Using the data below, copy every line that contains the word "matplotlib".
☆ ☆ ☆ ☆
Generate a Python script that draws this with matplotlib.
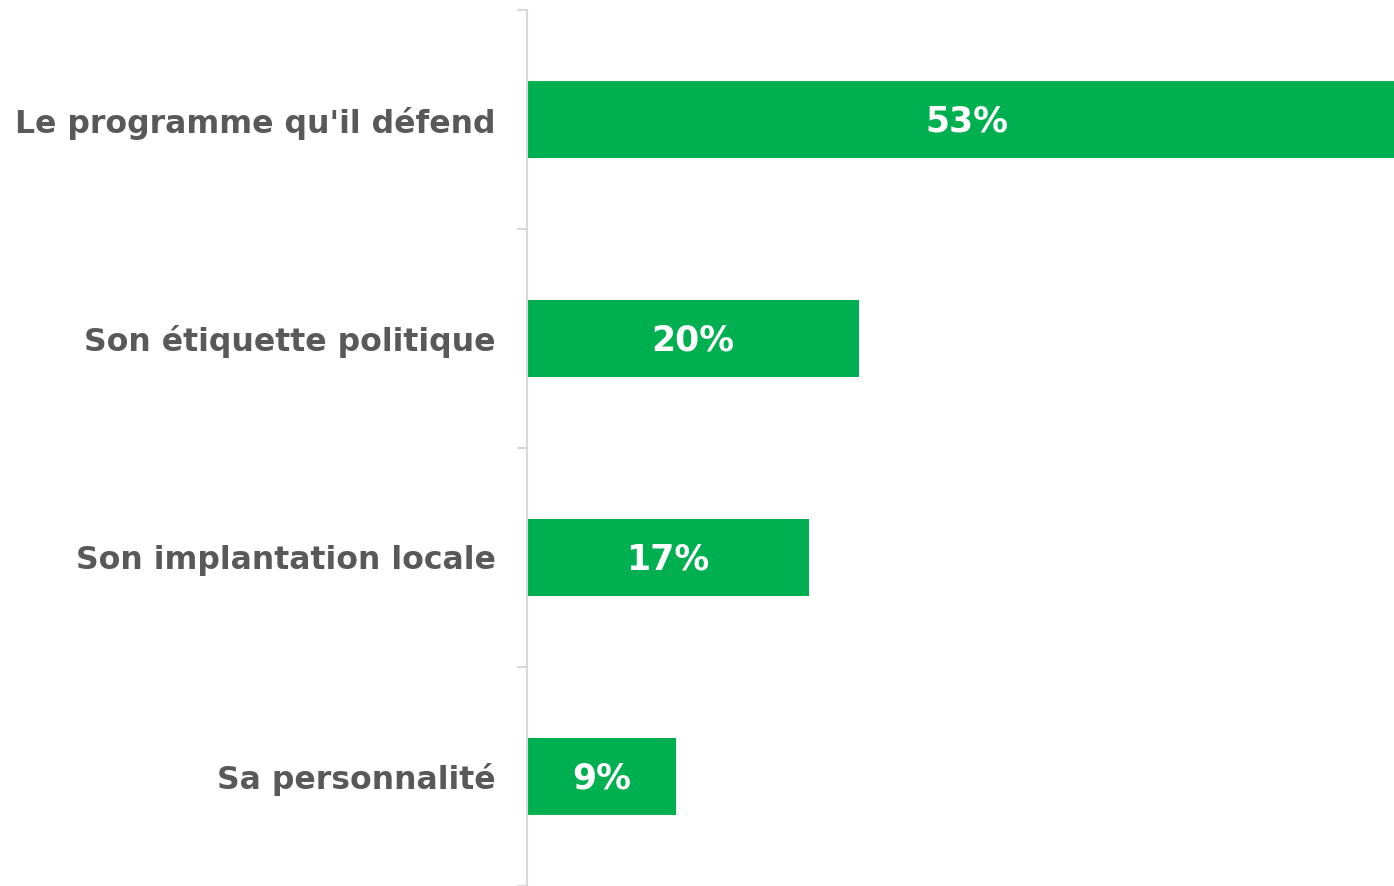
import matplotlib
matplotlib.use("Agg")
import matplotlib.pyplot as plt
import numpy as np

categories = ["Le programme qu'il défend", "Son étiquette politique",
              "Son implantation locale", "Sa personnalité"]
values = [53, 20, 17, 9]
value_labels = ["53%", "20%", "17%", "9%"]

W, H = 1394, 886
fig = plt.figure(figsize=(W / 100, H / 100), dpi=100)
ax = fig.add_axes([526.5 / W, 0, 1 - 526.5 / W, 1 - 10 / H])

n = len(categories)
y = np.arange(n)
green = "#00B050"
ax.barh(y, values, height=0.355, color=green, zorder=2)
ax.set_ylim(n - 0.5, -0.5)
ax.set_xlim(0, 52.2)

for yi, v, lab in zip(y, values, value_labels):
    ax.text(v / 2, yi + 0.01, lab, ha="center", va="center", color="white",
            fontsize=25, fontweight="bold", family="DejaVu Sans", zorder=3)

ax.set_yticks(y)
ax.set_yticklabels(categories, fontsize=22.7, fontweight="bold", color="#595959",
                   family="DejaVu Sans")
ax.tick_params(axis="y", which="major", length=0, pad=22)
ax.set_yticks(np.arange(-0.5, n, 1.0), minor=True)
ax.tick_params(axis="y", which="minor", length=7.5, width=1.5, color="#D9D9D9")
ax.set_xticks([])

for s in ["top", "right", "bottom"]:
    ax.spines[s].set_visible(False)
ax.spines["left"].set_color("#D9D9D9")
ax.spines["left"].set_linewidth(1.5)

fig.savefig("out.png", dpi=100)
☆ ☆ ☆ ☆
**Written answer:**
Generate a Python script that draws this with matplotlib.
import matplotlib
matplotlib.use("Agg")
import matplotlib.pyplot as plt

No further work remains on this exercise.